Jim Whitney Economics 311

Friday, February 10, 2012

 

Trade and wages quotebook

1.  To save the economy of this country, as well as to bring about constructive foreign trade, requires the swift adoption of a policy that would halt international wage-cutting competition...that shifts our desirable high-wage and skilled industries and jobs to other countries.
Culbertson, John M. "'Open Markets' Drag Us Down the Wage, Skill Ladders." The Los Angeles Times, February 18, 1987: 5.
 
2.  Although U.S. labor unions are predictably concerned about the potential inflow of Mexican products and the 'loss of jobs' from the United States to Mexico, those concerns are largely misplaced.... American workers would benefit from the increased supply of lower-cost Mexican products and from increased U.S. sales to Mexico.
Feldstein, Martin, and Kathleen Feldstein. "Environmental Purists May Be Mexico's Curse." Los Angeles Times, April 16, 1991: B7
 
3.  An unrestricted U.S.-Mexico free-trade agreement will be a disaster for workers in both countries.
Democratic National Committee. Platform, 1992.
 
4.  [For the U.S.,] Nafta's benefits would fall on skilled labor, while the unskilled would suffer a slight decline in real income.
United States. International Trade Commission, 1993.
 
5.  The recent quantum leap in the ability of transnational corporations to relocate their facilities around the world in effect makes all workers, communities and countries competitors for these corporations' favor.
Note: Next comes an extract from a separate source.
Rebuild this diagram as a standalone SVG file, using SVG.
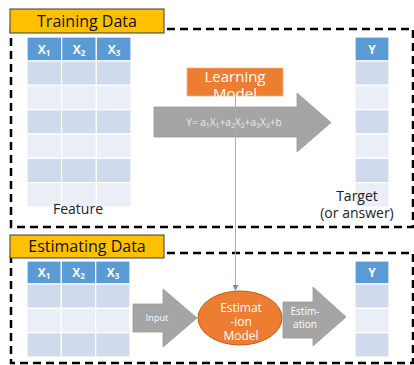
<svg xmlns="http://www.w3.org/2000/svg" width="414" height="365" viewBox="0 0 414 365">
<defs>
<style>
.frame{fill:none;stroke:#000;stroke-width:2.5;stroke-dasharray:8 5}
.lbl{fill:#FFC000;stroke:#3a3a3a;stroke-width:1}
.lbltxt{font-family:"Open Sans","Noto Sans",sans-serif;font-size:16px;fill:#111}
.hd{fill:#5B9BD5;stroke:#fff;stroke-width:1.2}
.dk{fill:#CFDAEC;stroke:#fff;stroke-width:1.2}
.lt{fill:#E9EEF7;stroke:#fff;stroke-width:1.2}
.ht{font-family:"Open Sans","Noto Sans",sans-serif;font-size:12px;font-weight:bold;fill:#fff;text-anchor:middle}
.cap{font-family:"Open Sans","Noto Sans",sans-serif;font-size:14px;fill:#222;text-anchor:middle}
.arr{fill:#A5A5A5;stroke:#999;stroke-width:0.8}
.wt{font-family:"Open Sans","Noto Sans",sans-serif;fill:#fff;text-anchor:middle}
</style>
<marker id="ah" markerWidth="6" markerHeight="6" refX="5" refY="3" orient="auto" markerUnits="userSpaceOnUse">
<path d="M0,0 L6,3 L0,6 z" fill="#5B9BD5"/>
</marker>
</defs>

<!-- Training frame -->
<g id="training-frame">
<rect class="frame" x="11" y="29" width="402" height="198"/>
<rect class="lbl" x="10" y="9" width="154" height="24"/>
<text class="lbltxt" x="87" y="27" text-anchor="middle">Training Data</text>
</g>

<!-- Training feature table -->
<g id="train-features">
<rect class="hd" x="27" y="37" width="34.7" height="24"/>
<rect class="hd" x="61.7" y="37" width="34.7" height="24"/>
<rect class="hd" x="96.3" y="37" width="34.7" height="24"/>
<text class="ht" x="44" y="54">X<tspan font-size="8" dy="2">1</tspan></text>
<text class="ht" x="79" y="54">X<tspan font-size="8" dy="2">2</tspan></text>
<text class="ht" x="114" y="54">X<tspan font-size="8" dy="2">3</tspan></text>
<rect class="dk" x="27" y="61" width="34.7" height="24.3"/><rect class="dk" x="61.7" y="61" width="34.7" height="24.3"/><rect class="dk" x="96.3" y="61" width="34.7" height="24.3"/>
<rect class="lt" x="27" y="85.3" width="34.7" height="24.3"/><rect class="lt" x="61.7" y="85.3" width="34.7" height="24.3"/><rect class="lt" x="96.3" y="85.3" width="34.7" height="24.3"/>
<rect class="dk" x="27" y="109.7" width="34.7" height="24.3"/><rect class="dk" x="61.7" y="109.7" width="34.7" height="24.3"/><rect class="dk" x="96.3" y="109.7" width="34.7" height="24.3"/>
<rect class="lt" x="27" y="134" width="34.7" height="24.3"/><rect class="lt" x="61.7" y="134" width="34.7" height="24.3"/><rect class="lt" x="96.3" y="134" width="34.7" height="24.3"/>
<rect class="dk" x="27" y="158.3" width="34.7" height="24.3"/><rect class="dk" x="61.7" y="158.3" width="34.7" height="24.3"/><rect class="dk" x="96.3" y="158.3" width="34.7" height="24.3"/>
<rect class="lt" x="27" y="182.7" width="34.7" height="24.3"/><rect class="lt" x="61.7" y="182.7" width="34.7" height="24.3"/><rect class="lt" x="96.3" y="182.7" width="34.7" height="24.3"/>
<text class="cap" x="78" y="214">Feature</text>
</g>

<!-- Training target table -->
<g id="train-target">
<rect class="hd" x="355" y="37" width="34" height="24"/>
<text class="ht" x="372" y="54">Y</text>
<rect class="dk" x="355" y="61" width="34" height="24.3"/>
<rect class="lt" x="355" y="85.3" width="34" height="24.3"/>
<rect class="dk" x="355" y="109.7" width="34" height="24.3"/>
<rect class="lt" x="355" y="134" width="34" height="24.3"/>
<rect class="dk" x="355" y="158.3" width="34" height="24.3"/>
<rect class="lt" x="355" y="182.7" width="34" height="24.3"/>
<text class="cap" x="357" y="201" font-size="13.5">Target</text>
<text class="cap" x="357" y="218" font-size="13.5">(or answer)</text>
</g>

<!-- Learning model -->
<g id="learning-model">
<rect x="187" y="68" width="96" height="28" fill="#ED7D31" stroke="#F4B183" stroke-width="0.8"/>
<text class="wt" x="235" y="82" font-size="15">Learning</text>
<text class="wt" x="235" y="99" font-size="15">Model</text>
</g>

<!-- Big regression arrow -->
<g id="regression-arrow">
<path class="arr" d="M154,107 L297,107 L297,93 L331,122.5 L297,152 L297,137 L154,137 z"/>
<text x="234" y="126" font-family="Open Sans,Noto Sans,sans-serif" font-size="10" fill="#ececec" text-anchor="middle">Y= a<tspan font-size="7" dy="2">1</tspan><tspan dy="-2">X</tspan><tspan font-size="7" dy="2">1</tspan><tspan dy="-2">+a</tspan><tspan font-size="7" dy="2">2</tspan><tspan dy="-2">X</tspan><tspan font-size="7" dy="2">2</tspan><tspan dy="-2">+a</tspan><tspan font-size="7" dy="2">3</tspan><tspan dy="-2">X</tspan><tspan font-size="7" dy="2">3</tspan><tspan dy="-2">+b</tspan></text>
</g>

<!-- Estimating frame -->
<g id="estimating-frame">
<rect class="frame" x="11" y="253" width="402" height="110"/>
<rect class="lbl" x="10" y="235" width="154" height="23"/>
<text class="lbltxt" x="87" y="252" text-anchor="middle">Estimating Data</text>
</g>

<!-- Estimating feature table -->
<g id="est-features">
<rect class="hd" x="27" y="261" width="34.3" height="23"/>
<rect class="hd" x="61.3" y="261" width="34.3" height="23"/>
<rect class="hd" x="95.7" y="261" width="34.3" height="23"/>
<text class="ht" x="44" y="277">X<tspan font-size="8" dy="2">1</tspan></text>
<text class="ht" x="78.5" y="277">X<tspan font-size="8" dy="2">2</tspan></text>
<text class="ht" x="113" y="277">X<tspan font-size="8" dy="2">3</tspan></text>
<rect class="dk" x="27" y="284" width="34.3" height="24.3"/><rect class="dk" x="61.3" y="284" width="34.3" height="24.3"/><rect class="dk" x="95.7" y="284" width="34.3" height="24.3"/>
<rect class="lt" x="27" y="308.3" width="34.3" height="24.3"/><rect class="lt" x="61.3" y="308.3" width="34.3" height="24.3"/><rect class="lt" x="95.7" y="308.3" width="34.3" height="24.3"/>
<rect class="dk" x="27" y="332.7" width="34.3" height="24.3"/><rect class="dk" x="61.3" y="332.7" width="34.3" height="24.3"/><rect class="dk" x="95.7" y="332.7" width="34.3" height="24.3"/>
</g>

<!-- Estimating target table -->
<g id="est-target">
<rect class="hd" x="355" y="261" width="34" height="23"/>
<text class="ht" x="372" y="277">Y</text>
<rect class="dk" x="355" y="284" width="34" height="24.3"/>
<rect class="lt" x="355" y="308.3" width="34" height="24.3"/>
<rect class="dk" x="355" y="332.7" width="34" height="24.3"/>
</g>

<!-- Input arrow -->
<g id="input-arrow">
<path class="arr" d="M133,304 L163,304 L163,289 L197,318 L163,347 L163,332 L133,332 z"/>
<text class="wt" x="157" y="321" font-size="9">Input</text>
</g>

<!-- Estimation model -->
<g id="estimation-model">
<ellipse cx="240" cy="318" rx="42" ry="27" fill="#ED7D31" stroke="#C55A11" stroke-width="1"/>
<text class="wt" x="241" y="312" font-size="12">Estimat</text>
<text class="wt" x="241" y="326" font-size="12">-ion</text>
<text class="wt" x="241" y="340" font-size="12">Model</text>
</g>

<!-- Estimation arrow -->
<g id="estimation-arrow">
<path class="arr" d="M283,302 L313,302 L313,287 L346,317 L313,346 L313,338 L283,338 z"/>
<text class="wt" x="305" y="315" font-size="10">Estim-</text>
<text class="wt" x="305" y="328" font-size="10">ation</text>
</g>

<!-- Connectors -->
<g id="connectors">
<line x1="235.5" y1="96" x2="235.5" y2="290" stroke="#8FB4E0" stroke-width="1" marker-end="url(#ah)"/>
</g>
</svg>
The consequence is a 'race to the bottom' in which wages and social conditions tend to fall to the level of the most desperate. (Jeremy Brecher, author and historian)
Isaak, Robert A. Managing World Economic Change. Prentice-Hall, 2000: 108.
 
6.  One of the most persistent criticisms of open markets and free trade is that they make the rich richer and the poor poorer.
Beattie, Alan. "New risk to poor in digital divide." Financial Times, January 25, 2001: 4.
 
7.  I think outsourcing is a growing phenomenon, but it's something that we should realize is probably a plus for the economy in the long run. We're very used to goods being produced abroad and being shipped here on ships or planes. What we are not used to is services being produced abroad and being sent here over the Internet or telephone wires. But does it matter from an economic standpoint whether values of items produced abroad come on planes and ships or over fiber-optic cables? Well, no, the economics is basically the same. (N. Gregory Mankiw, Chair, Council of Economic Advisers)
Andrews, Edmund L. "Democrats Criticize Bush Over Job Exports." The New York Times, February 11, 2004: Section A; Column 4; National Desk; Pg. 26.
 
8.  For the vast majority of Americans, the gains in lower prices because of trade and cheap imports long ago began to be outweighed by wage losses.
Leo Hindery Jr., Leo W. Gerard and Donald Riegle. "'Buy American' -- why not?" Los Angeles Times, September 1, 2009.